* SHORT TASK
Print, word for word, every line from the beginning of the listing up to and including the line with "const seriesNames = ['AHSP-P1', 'AHSP-P2', 'AL-P1', 'AL-P2'];". Pictures are to be excluded.

◆ ◆ ◆ ◆ ◆ ◆ ◆

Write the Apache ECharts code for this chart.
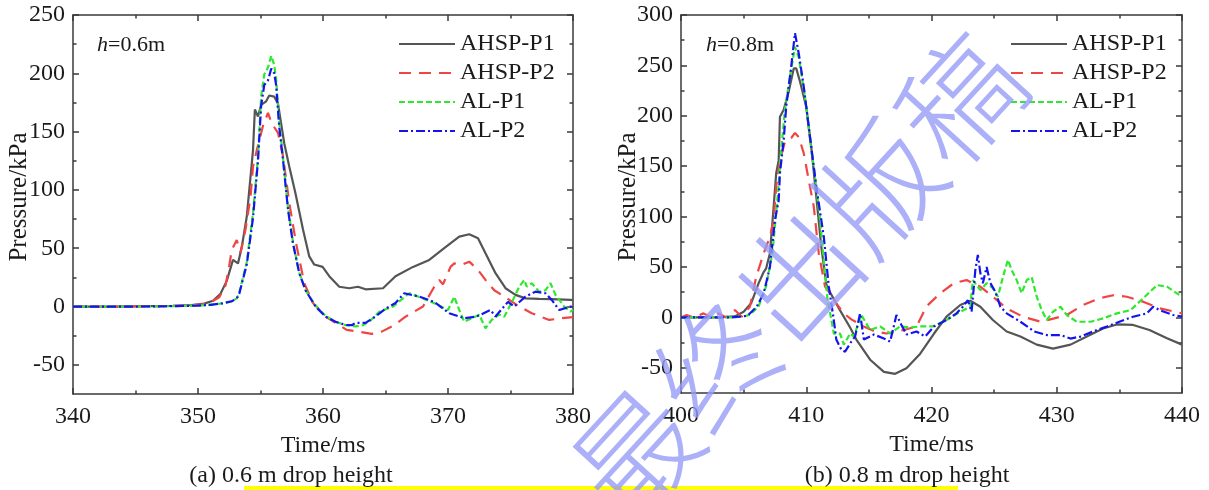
<!DOCTYPE html>
<html>
<head>
<meta charset="utf-8">
<script src="https://cdn.jsdelivr.net/npm/echarts@6/dist/echarts.min.js"></script>
<style>
html,body{margin:0;padding:0;background:#fff;}
#chart{width:1209px;height:490px;}
</style>
</head>
<body>
<div id="chart"></div>
<script>
// ---------- data (time in ms, pressure in kPa) ----------
const seriesNames = ['AHSP-P1', 'AHSP-P2', 'AL-P1', 'AL-P2'];

// (a) h = 0.6 m
const leftAHSP_P1 = [[340,0],[343,0],[346,0.3],[348,0.6],[349.5,1.2],[350.5,2.5],[351.2,5],[351.8,11],[352.3,22],[352.8,40],[353.2,37],[353.5,51],[353.9,77],[354.2,111],[354.4,134],[354.55,169],[354.8,163],[355.05,173],[355.45,176],[355.7,181],[356.1,180],[356.4,174],[356.9,140],[357.3,120],[357.8,97],[358.4,66],[358.9,43],[359.3,36],[359.97,34],[360.5,26],[361.3,17],[362.1,15.7],[362.8,17],[363.4,14.8],[364.8,15.7],[365.8,26],[367.2,34],[368.5,40],[369.8,51],[370.9,60],[371.7,62],[372.4,58.6],[373,45.7],[373.8,28.6],[374.6,15.7],[375.4,10],[376.2,7],[377.3,6.5],[378.3,6.3],[379.8,5.7],[380,5.5]];
const leftAHSP_P2 = [[340,0],[344,0],[347,0.3],[349,0.8],[350.3,1.8],[351,3.5],[351.7,8],[352.2,18],[352.5,35],[352.7,48.5],[353.1,57],[353.4,46],[353.8,66],[354.2,94],[354.4,120],[354.7,134],[355.2,155],[355.6,166],[355.9,157],[356.4,149],[356.8,129],[357.3,89],[357.85,54],[358.5,20],[359.2,3],[360.2,-8.6],[361,-14],[361.9,-20],[362.8,-21.5],[363.9,-23.5],[364.7,-21.5],[365.7,-16],[366.6,-8.7],[368,0],[368.9,17],[369.3,22.8],[369.6,19],[370.2,34],[370.5,37],[371.1,35.7],[371.7,38.5],[372.4,31.4],[373,22.8],[373.7,14],[374.5,8.5],[375.7,0],[376.7,-5.7],[378.1,-11.5],[379.1,-10],[380,-9]];
const leftAL_P1 = [[340,0],[345,0],[348,0.3],[350,0.8],[351,1.5],[352,2.8],[352.7,4.5],[353.1,7],[353.3,11.7],[353.9,38],[354.4,80],[354.8,128],[355.05,180],[355.3,199],[355.6,205],[355.86,215],[356.1,207],[356.25,195],[356.5,158],[356.8,128],[357.2,85],[357.6,55],[358.1,29],[358.6,14],[359.4,1],[360.2,-8],[361,-13],[361.8,-16],[362.6,-17],[363.2,-16],[363.8,-12],[364.5,-4.4],[365.6,0],[366.9,11.4],[368,7],[369.2,1.4],[370,-3],[370.5,8.5],[370.9,-3],[371.3,-13],[371.9,-10],[372.5,-7],[373,-18.6],[373.5,-11.5],[374.1,-7],[374.5,-8.7],[375.2,5.7],[375.7,17],[376.1,22.8],[376.3,17],[376.7,20],[377.3,12.8],[377.8,14],[378.2,20],[378.6,10],[379.3,0],[379.8,-4.4],[380,-3]];
const leftAL_P2 = [[340,0],[345,0],[348,0.3],[350,0.8],[351,1.5],[352,2.8],[352.7,4.5],[353.1,7],[353.3,11],[353.9,36],[354.4,76],[354.8,125],[355.05,172],[355.3,190],[355.6,194],[355.86,204],[356.1,200],[356.25,190],[356.5,154],[356.8,126],[357.2,83],[357.6,54],[358.1,28.6],[358.6,14],[359.4,0],[360.2,-8.6],[361,-13],[361.8,-15.8],[362.3,-16],[362.6,-14],[363.4,-14],[364.2,-8.6],[365,-2],[365.8,3],[366.5,11.4],[367.7,8.5],[368.9,4],[370.1,-5.7],[371.3,-10],[372.3,-8.5],[373.4,-3],[373.8,-8.5],[374.8,4],[375.3,0],[376.2,8.5],[377,12.8],[377.8,11.4],[378.3,5.7],[378.9,-3],[379.8,0],[380,0]];

// (b) h = 0.8 m
const rightAHSP_P1 = [[400,0],[403,0],[404.3,1],[405,5.6],[405.6,14],[406.2,34],[406.6,45],[406.8,48.7],[407.1,63.5],[407.4,110],[407.6,143],[407.8,156],[407.9,199],[408.2,206],[408.6,224],[409,247],[409.2,247],[409.5,234],[410,209],[410.4,169],[410.8,120],[411.2,70],[411.6,33],[411.9,25],[412.7,7],[413.5,-10],[414,-22],[415.1,-42],[416.2,-54],[417.1,-56],[418,-50.5],[419.1,-36],[420.2,-16],[421.2,0.7],[422.3,12.3],[423.1,16.5],[423.9,10.6],[424.9,-2.6],[426,-14],[427.1,-19],[428.4,-27],[429.7,-31],[431.1,-27],[432.4,-19],[433.7,-11],[434.8,-7],[436.1,-7.5],[437.4,-12.5],[438.8,-20.7],[440,-27]];
const rightAHSP_P2 = [[400,0],[400.45,2.4],[401,0],[401.8,4],[402.4,0],[403,4],[403.6,0],[404.3,7.3],[404.85,0.7],[405.5,10.6],[406,40],[406.6,63.5],[407.1,80],[407.4,96.6],[407.6,129.7],[407.9,156],[408.3,174],[408.8,178],[409.1,183],[409.4,179],[409.8,163],[410.2,136],[410.6,110],[411,63.5],[411.5,30.5],[411.9,24],[412.4,14],[413,4],[413.6,-2],[414.6,-9],[415.5,-14],[416.4,-16],[417.8,-12.5],[418.8,-9],[419.6,11],[420.7,24],[421.8,34],[422.8,37],[423.9,30.5],[424.9,20.5],[426,9],[427.3,0.7],[428.7,-4.3],[429.8,-1],[430.8,2.4],[432.1,12.3],[433.4,19],[434.5,22],[435.6,20.5],[436.9,15.6],[438.2,9],[440,4]];
const rightAL_P1 = [[400,0],[404,0],[405,1],[405.5,2.6],[406.2,11],[406.8,31],[407.3,64],[407.7,117],[408,166],[408.3,206],[408.7,239],[409.1,268.5],[409.4,258],[409.9,219],[410.3,176],[410.7,140],[411.1,97],[411.4,57],[411.7,17.5],[412,-2],[412.2,-16],[412.7,-16],[413,-27],[413.5,-16],[413.8,-19],[414.4,2.4],[415.1,-12.5],[415.9,-9],[416.7,-16],[417.5,-9],[418.3,-10],[419.1,-9],[420.1,-9],[421.2,-2.6],[422.3,5.6],[423.1,10.6],[423.3,37],[423.9,27],[424.4,34],[424.9,29],[425.3,20.5],[425.7,40],[426.1,57],[426.4,47],[426.8,37],[427.2,24],[427.6,37],[428,40],[428.4,20.5],[428.8,7.3],[429.2,-2.6],[429.7,5.6],[430.3,10.6],[430.8,2.4],[431.6,-4.3],[432.7,-4.3],[433.7,-1],[434.8,4],[435.9,7.3],[436.9,19],[438,32],[438.8,30.5],[440,20.5]];
const rightAL_P2 = [[400,0],[404,0],[405.3,1.5],[406.05,10.6],[406.6,24],[407.1,50],[407.5,96.6],[407.8,116],[407.9,143],[408.2,176],[408.4,209],[408.8,249],[409.1,282],[409.4,262],[409.8,229],[410.3,179],[410.8,130],[411.4,80],[411.8,30.5],[412.2,-2.6],[412.4,-22],[412.8,-32],[413.1,-34],[413.6,-24],[413.9,-19],[414.3,4],[414.6,-22],[415.4,-17],[416.2,-21],[416.7,-24],[417.2,2.4],[417.6,-7.5],[418,-17],[418.8,-14],[419.5,-19],[420.2,-9],[421.2,-2.6],[422,4],[422.5,10.6],[422.9,17],[423.2,5.6],[423.5,47],[423.7,62],[423.9,44],[424.1,34],[424.4,50],[424.7,34],[425.1,25.4],[425.5,10.6],[426,4],[427.1,-4.3],[428.2,-14],[429.2,-17.5],[430.3,-17.5],[431.1,-21],[431.9,-19],[432.9,-14],[434,-9],[435,-4.3],[436.1,0.7],[437.2,4],[437.7,10.6],[438.2,7.3],[439.3,2.4],[440,0.7]];

// ---------- ticks ----------
const leftXTicks = [340, 350, 360, 370, 380];
const leftXMinor = [345, 355, 365, 375];
const rightXTicks = [400, 410, 420, 430, 440];
const rightXMinor = [405, 415, 425, 435];
const leftYTicks = [-50, 0, 50, 100, 150, 200, 250];
const leftYMinor = [-25, 25, 75, 125, 175, 225];
const rightYTicks = [-50, 0, 50, 100, 150, 200, 250, 300];
const rightYMinor = [-25, 25, 75, 125, 175, 225, 275];

const captions = ['(a) 0.6 m drop height', '(b) 0.8 m drop height'];
const heightLabels = ['0.6m', '0.8m'];
const yTitle = 'Pressure/kPa';
const xTitle = 'Time/ms';

// ---------- styling ----------
const SERIF = '"Liberation Serif", "Times New Roman", serif';
const AXIS_COLOR = '#3a3a3a';
const TEXT_COLOR = '#1a1a1a';
const FS = 24;
const colors = ['#555555', '#f04545', '#2ee82e', '#1414ee'];
const dashes = ['solid', [12, 8], [6, 3], [9, 3, 2, 3]];

function axisSet(dim, gridIndex, min, max, major, minor, name) {
  const base = {
    type: 'value', gridIndex: gridIndex, min: min, max: max,
    splitLine: { show: false }, axisPointer: { show: false }
  };
  const mainPos = dim === 'x' ? 'bottom' : 'left';
  const mirPos = dim === 'x' ? 'top' : 'right';
  const lineOn = { show: true, onZero: false, lineStyle: { color: AXIS_COLOR, width: 1.5 } };
  const lineOff = { show: false, onZero: false };
  const mk = (pos, values, len, showLine, labels) => Object.assign({}, base, {
    position: pos,
    axisLine: showLine ? lineOn : lineOff,
    axisTick: { show: true, inside: true, length: len, customValues: values,
                lineStyle: { color: AXIS_COLOR, width: 1.5 } },
    axisLabel: labels ? {
      show: true, customValues: values, margin: dim === 'x' ? 11 : 8,
      color: TEXT_COLOR, fontSize: FS, fontFamily: SERIF
    } : { show: false }
  });
  const main = mk(mainPos, major, 6, true, true);
  if (name) {
    main.name = name;
    main.nameLocation = 'middle';
    main.nameGap = 33;
    main.nameTextStyle = { color: TEXT_COLOR, fontSize: FS, fontFamily: SERIF };
  }
  return [
    main,
    mk(mirPos, major, 6, true, false),
    mk(mainPos, minor, 3.5, false, false),
    mk(mirPos, minor, 3.5, false, false)
  ];
}

const xAxes = [].concat(
  axisSet('x', 0, 340, 380, leftXTicks, leftXMinor, xTitle),
  axisSet('x', 1, 400, 440, rightXTicks, rightXMinor, xTitle)
);
const yAxes = [].concat(
  axisSet('y', 0, -75, 250, leftYTicks, leftYMinor, null),
  axisSet('y', 1, -75, 300, rightYTicks, rightYMinor, null)
);

const panelData = [
  [leftAHSP_P1, leftAHSP_P2, leftAL_P1, leftAL_P2],
  [rightAHSP_P1, rightAHSP_P2, rightAL_P1, rightAL_P2]
];
const series = [];
panelData.forEach((arrs, p) => {
  arrs.forEach((d, i) => {
    series.push({
      type: 'line', name: seriesNames[i], data: d,
      xAxisIndex: p * 4, yAxisIndex: p * 4,
      showSymbol: false, symbol: 'none', smooth: false, animation: false,
      lineStyle: { color: colors[i], width: 2.2, type: dashes[i] },
      itemStyle: { color: colors[i] },
      z: 2 + i
    });
  });
});

function legendAt(left) {
  return {
    data: seriesNames, left: left, top: 32, orient: 'vertical',
    itemWidth: 56, itemHeight: 14, itemGap: 5, padding: 0,
    selectedMode: false,
    itemStyle: { opacity: 0 },
    textStyle: { color: TEXT_COLOR, fontSize: FS, fontFamily: SERIF, lineHeight: 24 }
  };
}

function hLabel(x, txt) {
  return {
    type: 'text', x: x, y: 45, z: 50,
    style: {
      text: '{i|h}=' + txt,
      rich: { i: { fontStyle: 'italic', fontSize: 22, fontFamily: SERIF, fill: TEXT_COLOR } },
      fontSize: 22, fontFamily: SERIF, fill: TEXT_COLOR,
      textAlign: 'left', textVerticalAlign: 'middle'
    }
  };
}

function yName(x) {
  return {
    type: 'text', x: x, y: 197, rotation: Math.PI / 2, z: 50,
    style: { text: yTitle, fontSize: 25, fontFamily: SERIF, fill: TEXT_COLOR,
             textAlign: 'center', textVerticalAlign: 'middle' }
  };
}

const option = {
  backgroundColor: '#ffffff',
  animation: false,
  grid: [
    { left: 73, right: 636, top: 15, bottom: 96 },
    { left: 681, right: 27, top: 15, bottom: 97 }
  ],
  xAxis: xAxes,
  yAxis: yAxes,
  legend: [legendAt(398), legendAt(1010)],
  series: series,
  graphic: { elements: [
    yName(19),
    yName(628),
    hLabel(97, heightLabels[0]),
    hLabel(706, heightLabels[1]),
    { type: 'text', x: 291, y: 476, z: 50,
      style: { text: captions[0], fontSize: FS, fontFamily: SERIF, fill: TEXT_COLOR,
               textAlign: 'center', textVerticalAlign: 'middle' } },
    { type: 'text', x: 907, y: 476, z: 50,
      style: { text: captions[1], fontSize: FS, fontFamily: SERIF, fill: TEXT_COLOR,
               textAlign: 'center', textVerticalAlign: 'middle' } },
    { type: 'rect', shape: { x: 244, y: 486, width: 714, height: 4 }, z: 40,
      style: { fill: '#ffff00' } },
    { type: 'text', x: 798, y: 276, rotation: 47.5 * Math.PI / 180, z: 100,
      style: { text: '最终出版稿', fontSize: 120, fontWeight: 200, fontFamily: '"Noto Sans CJK SC"',
               fill: 'rgba(150,156,248,0.8)', textAlign: 'center', textVerticalAlign: 'middle' } }
  ] }
};

const chart = echarts.init(document.getElementById('chart'), null, { renderer: 'canvas' });
chart.setOption(option);
</script>
</body>
</html>
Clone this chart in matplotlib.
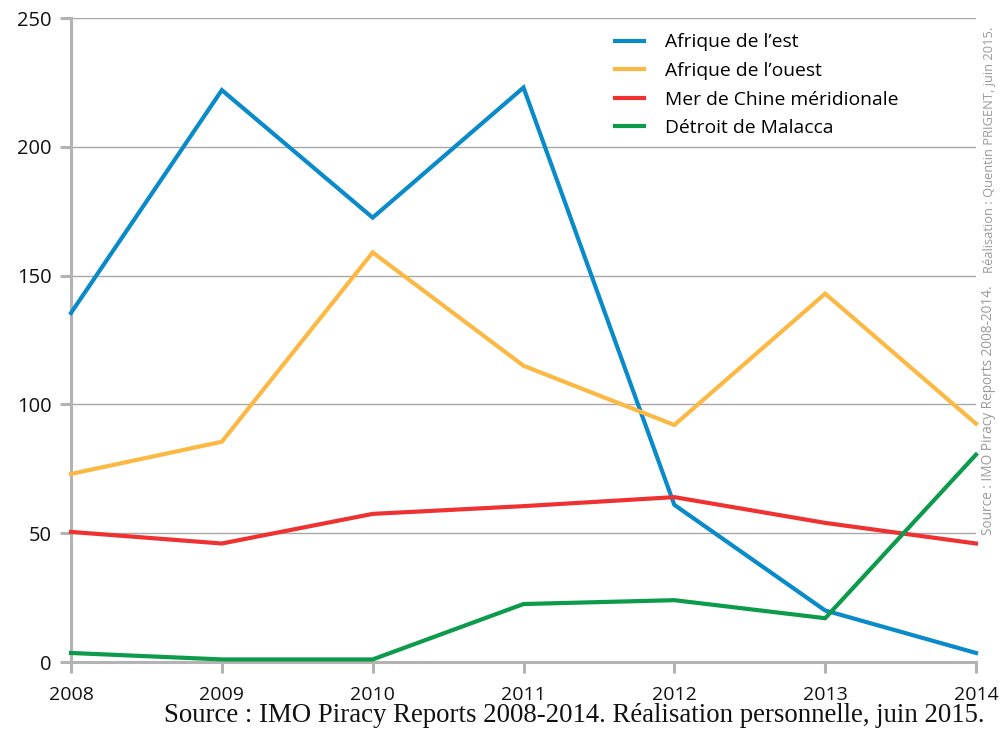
import matplotlib
matplotlib.use("Agg")
import matplotlib.pyplot as plt

years = [2008, 2009, 2010, 2011, 2012, 2013, 2014]
afrique_est = [135.5, 222, 172.5, 223, 61, 20, 3.5]
afrique_ouest = [73, 85.5, 159, 115, 92, 143, 92.5]
mer_chine = [50.5, 46, 57.5, 60.5, 64, 54, 46]
malacca = [3.5, 1, 1, 22.5, 24, 17, 80.5]

series_labels = ["Afrique de l\u2019est", "Afrique de l\u2019ouest",
                 "Mer de Chine m\u00e9ridionale", "D\u00e9troit de Malacca"]
colors = ["#0a8bc9", "#fbb944", "#ee3231", "#0b9b4b"]
yticks = [0, 50, 100, 150, 200, 250]

fig = plt.figure(figsize=(10.02, 7.33), dpi=100)
ax = fig.add_axes([71/1002, 1-662/733, (976-71)/1002, (662-18)/733])

for vals, lab, c in zip([afrique_est, afrique_ouest, mer_chine, malacca], series_labels, colors):
    ax.plot(years, vals, color=c, lw=3.0, label=lab, clip_on=False, zorder=3,
            solid_joinstyle="miter")

ax.set_xlim(2008, 2014)
ax.set_ylim(0, 250)
ax.set_xticks(years)
ax.set_yticks(yticks)
ax.set_xticklabels([str(y) for y in years], fontfamily="Open Sans", fontsize=14)
ax.set_yticklabels([str(v) for v in yticks], fontfamily="Open Sans", fontsize=14.5)

for v in yticks[1:]:
    ax.axhline(v, color="#a8a8a8", lw=1.0, zorder=1)

for s in ["top", "right"]:
    ax.spines[s].set_visible(False)
for s in ["left", "bottom"]:
    ax.spines[s].set_color("#b3b3b3")
    ax.spines[s].set_linewidth(2.2)
ax.tick_params(axis="both", color="#b3b3b3", width=2.2, length=8)
ax.tick_params(axis="y", pad=6, labelcolor="#111111")
ax.tick_params(axis="x", pad=9, labelcolor="#111111")

leg = ax.legend(loc="upper left", bbox_to_anchor=(598/1002, 1-16/733),
                bbox_transform=fig.transFigure, frameon=False,
                prop={"family": "Open Sans", "size": 13.9},
                handlelength=1.5, handletextpad=1.05, labelspacing=0.55)

fig.text(985/1002, 1-715/733,
         "Source : IMO Piracy Reports 2008-2014. R\u00e9alisation personnelle, juin 2015.",
         ha="right", va="center", fontfamily="Liberation Serif", fontsize=19.3, color="#111111")

fig.text(989/1002, 1-150/733, "R\u00e9alisation : Quentin PRIGENT, juin 2015.",
         rotation=90, ha="center", va="center", fontfamily="Open Sans", fontsize=9.3,
         color="#9a9a9a")
fig.text(989/1002, 1-410/733, "Source : IMO Piracy Reports 2008-2014.",
         rotation=90, ha="center", va="center", fontfamily="Open Sans", fontsize=9.8,
         color="#9a9a9a")

fig.savefig("out.png", dpi=100)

◆ ◆ ◆ ◆ ◆ ◆ ◆

* RESULT FOR THIS EXERCISE
Write the Apache ECharts code for this chart.
<!DOCTYPE html>
<html>
<head>
<meta charset="utf-8">
<script src="https://cdn.jsdelivr.net/npm/echarts@6/dist/echarts.min.js"></script>
<style>
html,body{margin:0;padding:0;background:#fff;}
#chart{width:1209px;height:490px;}
</style>
</head>
<body>
<div id="chart"></div>
<script>
// ---------- data (time in ms, pressure in kPa) ----------
const seriesNames = ['AHSP-P1', 'AHSP-P2', 'AL-P1', 'AL-P2'];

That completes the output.